Welcome to 2024! As we wade into the new year, you will undoubtedly read and hear a wide range of forecasts predicting what financial markets are going to bring us over the next 12 months. While taking in a range of predictions and forecasts is informative and can provide valuable market color and data, keep in mind that these are all just guesses about the future. Putting too much weight on strategies that require correctly timing the market could be detrimental should forecasts turn out to be incorrect. Yes, all of the forecasts you come across will (hopefully) be well researched, backed by sound and logical thinking, and will be rational. This does not mean that they are going to come to fruition. Come December 31st, for every money manager out there that was correct with their predictions there will likely be multiples more that were not even close (What percent of active managers actually outperform the market?).

Just how difficult is it to accurately predict the future on a consistent basis? The chart below shines some light on the question by highlighting the prediction for the 10-year Treasury yield at the beginning of each year (red lines) based on the Survey of Professional Forecasters which is conducted by the Philadelphia Federal Reserve. The blue line shows actual 10-year Treasury yields. Notice how often these predictions were correct. Predicting the future is hard. Unforeseen events happen on a regular basis and often determine the direction of the financial markets.

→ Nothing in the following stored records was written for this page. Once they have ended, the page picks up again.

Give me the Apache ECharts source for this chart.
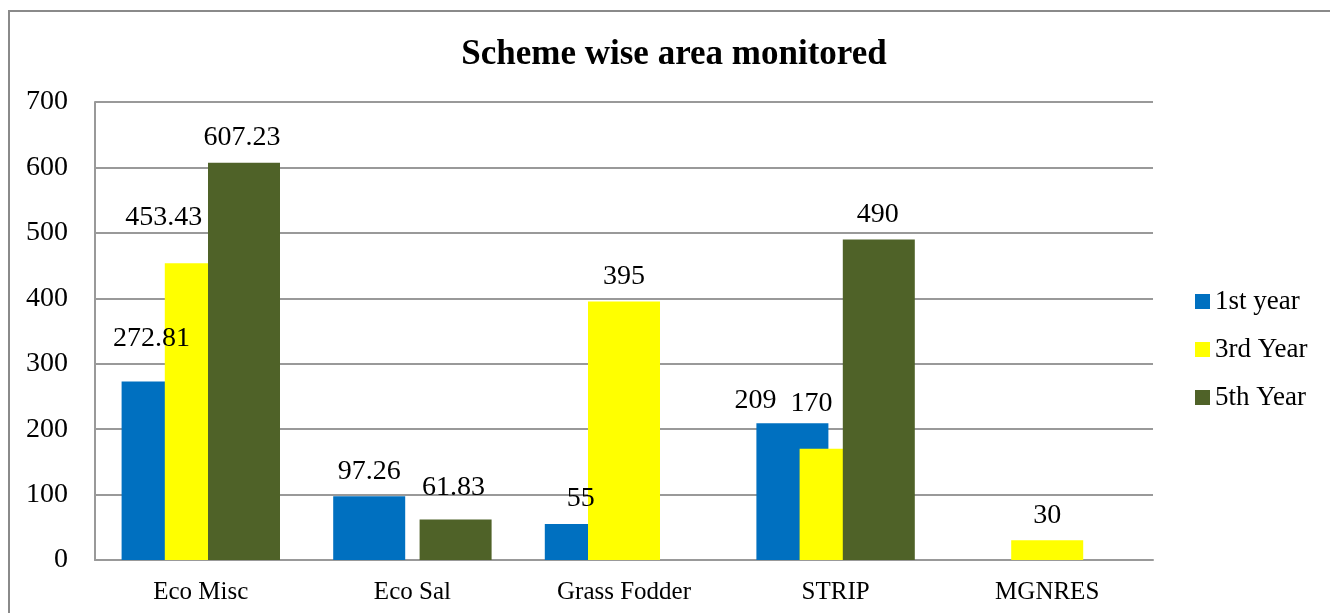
<!DOCTYPE html>
<html>
<head>
<meta charset="utf-8">
<script src="https://cdn.jsdelivr.net/npm/echarts@6/dist/echarts.min.js"></script>
<style>
  html, body { margin: 0; padding: 0; background: #fff; }
  #chart { width: 1330px; height: 613px; }
</style>
</head>
<body>
<div id="chart"></div>
<script>
// data
const categories = ['Eco Misc', 'Eco Sal', 'Grass Fodder', 'STRIP', 'MGNRES'];
const seriesNames = ['1st year', '3rd Year', '5th Year'];
const firstYear = [272.81, 97.26, 55, 209, null];
const thirdYear = [453.43, null, 395, 170, 30];
const fifthYear = [607.23, 61.83, null, 490, null];
const yMin = 0;
const yMax = 700;
const yStep = 100;

const colors = ['#0070C0', '#FFFF00', '#4F6228'];
const serif = 'Liberation Serif';

// a few labels were dragged by hand in the original chart
const labelNudge = {
  '0-0': [-6, -18],
  '1-0': [-37, -21],
  '2-0': [-2, 0],
  '2-1': [-2, -7],
  '0-3': [-37, 2],
  '1-3': [-24, -20],
  '2-3': [-1, 0]
};

function makeSeries(values, s) {
  return {
    name: seriesNames[s],
    type: 'bar',
    barWidth: 72,
    barGap: '-40%',
    itemStyle: { color: colors[s] },
    label: {
      show: true,
      position: 'top',
      distance: 11,
      color: '#000',
      fontFamily: serif,
      fontSize: 28
    },
    data: values.map(function (v, i) {
      const item = { value: v === null ? '-' : v };
      const n = labelNudge[s + '-' + i];
      if (n) item.label = { offset: n };
      return item;
    })
  };
}

const chart = echarts.init(document.getElementById('chart'));
chart.setOption({
  animation: false,
  title: {
    text: 'Scheme wise area monitored',
    left: 669,
    textAlign: 'center',
    top: 32,
    textStyle: { fontFamily: serif, fontWeight: 'bold', fontSize: 35, color: '#000' }
  },
  graphic: [{
    type: 'rect',
    shape: { x: 9, y: 11, width: 1400, height: 700 },
    style: { fill: 'none', stroke: '#8a8a8a', lineWidth: 2 },
    silent: true
  }],
  legend: {
    orient: 'vertical',
    left: 1190,
    top: 283,
    itemWidth: 15,
    itemHeight: 15,
    itemGap: 21,
    icon: 'rect',
    textStyle: { fontFamily: serif, fontSize: 27, color: '#000' },
    data: seriesNames
  },
  grid: { left: 95, right: 177, top: 102, bottom: 53 },
  xAxis: {
    type: 'category',
    data: categories,
    axisLine: { lineStyle: { color: '#999', width: 2 } },
    axisTick: { show: false },
    axisLabel: { fontFamily: serif, fontSize: 25, color: '#000', margin: 20 }
  },
  yAxis: {
    type: 'value',
    min: yMin,
    max: yMax,
    interval: yStep,
    axisLine: { show: true, lineStyle: { color: '#999', width: 2 } },
    axisTick: { show: false },
    splitLine: { lineStyle: { color: '#999', width: 2 } },
    axisLabel: { fontFamily: serif, fontSize: 28, color: '#000', margin: 27 }
  },
  series: [
    makeSeries(firstYear, 0),
    makeSeries(thirdYear, 1),
    makeSeries(fifthYear, 2)
  ]
});
</script>
</body>
</html>
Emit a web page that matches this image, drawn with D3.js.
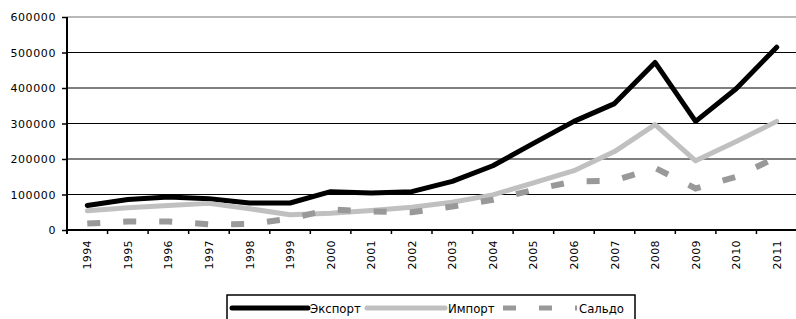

 10 Year Treasury Forecasts Vs Actual

What does this mean for fixed income investors? The beautiful thing about owning individual bonds is that returns are not dependent on what the market does in the future. For buy-and-hold investors, once a bond is purchased, its yield, cash flow, and maturity value are locked in and are unaffected by changes in interest rates*. If you buy a 5-year bond yielding 5% today, it doesn’t matter what interest rates do over the next 5 years. Currently, although yields are off their recent highs of a few months ago, they still remain at some of the most attractive levels in over a decade. In the face of an endless stream of predictions and forecasts, putting money to work in an investment vehicle that requires neither is something to consider as we wade into the unknowns of 2024.